Just this weekend, on 365Gay.com, Wayne Besen wrote:
I can understand why white gay people are angry. I certainly am. But let’s take a step back and look at this dispassionately. I believe our failure with the African American vote (70 percent voted in favor of Prop. has more to do with education levels than race. In general, people with lower levels of education - of any race - do not vote for gay rights. White people are twice as likely to graduate college as black people. This accounts for the difference by race on Prop. 8.

And then on The Daily Voice Earl Ofari Hutchinson writes:
"No surprise that blacks tipped the scale for California's gay marriage ban" - The painful truth is that Proposition 8 would have gone down to flaming defeat if blacks hadn't backed it in droves. Proposition 8 was the ballot initiative that defines marriage as strictly between a man and a woman and embeds that in the California state constitution.
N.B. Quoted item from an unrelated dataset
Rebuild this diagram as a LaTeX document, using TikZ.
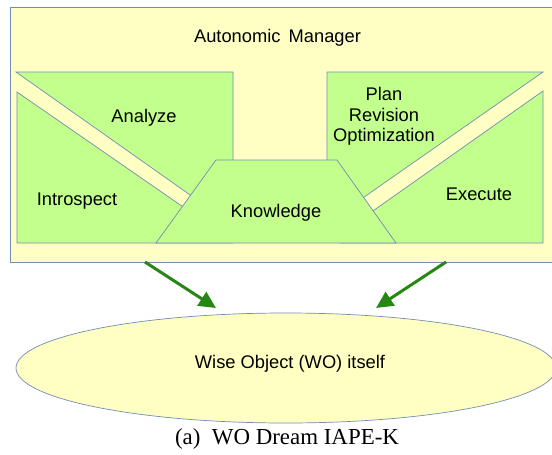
\documentclass[tikz,border=0pt]{standalone}
\usepackage{fontspec}
\setmainfont{Liberation Sans}
\newfontfamily\capfont{Liberation Serif}
\usetikzlibrary{arrows.meta,shapes.geometric}
\definecolor{edgeblue}{RGB}{114,140,180}
\definecolor{lgreen}{RGB}{194,255,140}
\definecolor{lyellow}{RGB}{255,255,196}
\definecolor{arrgreen}{RGB}{38,135,20}
\tikzset{
  part/.style={draw=edgeblue, fill=lgreen, line width=0.7pt, line join=miter},
  lbl/.style={inner sep=0pt, anchor=base, font=\fontsize{18.3}{22}\selectfont},
  flow/.style={draw=arrgreen, line width=3pt, -{Triangle[length=17pt,width=16pt]}}
}
\begin{document}
\begin{tikzpicture}[x=1pt,y=-1pt]
\useasboundingbox (0,0) rectangle (552,455);
\clip (0,0) rectangle (552,455);
% outer manager box
\draw[draw=edgeblue, fill=lyellow, line width=0.8pt] (10,7) rectangle (570,262);
% Analyze
\path[part] (16,72) -- (233,72) -- (233,209) -- (210,209) -- cycle;
% Introspect
\path[part] (17,92) -- (202,220) -- (233,220) -- (233,243) -- (17,243) -- cycle;
% Plan
\path[part] (327,72) -- (543,72) -- (347,209) -- (327,209) -- cycle;
% Execute
\path[part] (543,91) -- (543,243) -- (340,243) -- (340,225) -- (353,225) -- cycle;
% Knowledge
\path[part] (216,160) -- (337,160) -- (396,243) -- (156,243) -- cycle;
% labels
\node[lbl] (am) at (277.5,42) {Autonomic\, Manager};
\node[lbl] (an) at (144,122.5) {Analyze};
\node[lbl] (in) at (77,205.5) {Introspect};
\node[lbl] (kn) at (276,217) {Knowledge};
\node[lbl] (pl1) at (384,100.5) {Plan};
\node[lbl] (pl2) at (384,121) {Revision};
\node[lbl] (pl3) at (384,141.5) {Optimization};
\node[lbl] (ex) at (479,200) {Execute};
% Wise object
\node[ellipse, draw=edgeblue, fill=lyellow, line width=0.7pt, minimum width=540pt, minimum height=110pt, inner sep=0pt] (wo) at (286,368) {};
\node[lbl] (wot) at (290,368) {Wise Object (WO) itself};
% arrows
\coordinate (s1) at (145,262);
\coordinate (e1) at (216,308);
\coordinate (s2) at (446,262);
\coordinate (e2) at (376,308);
\draw[flow] (s1) -- (e1);
\draw[flow] (s2) -- (e2);
% caption
\node[inner sep=0pt, anchor=base, font=\capfont\fontsize{22.9}{26}\selectfont] (cap) at (287,444) {(a)\enspace WO Dream IAPE-K};
\end{tikzpicture}
\end{document}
Just one month before the election most polls showed that a majority of Californians rejected the measure. But then something happened. A slew of Yes on 8 signs and stickers popped up overnight on lawns in my neighborhood in the predominantly black Crenshaw area near South Los Angeles. The week before that a well-heeled core of preachers who head fundamentalist leaning, mega and medium sized black churches held a rally and then took to their pulpits and bible thumped their congregations to pass the initiative. It worked. Associated Press exit polls found that seven in 10 blacks voted in favor of the proposition, while Latinos marginally supported it and whites were split.

No one seems to have the complete answer, and everything I try to write to sum all of this up sounds . . . not quite right. We're not going to agree with everyone or even each other, necessarily, but we can, and should, arm ourselves with our shared histories. That's, at least, a place to start.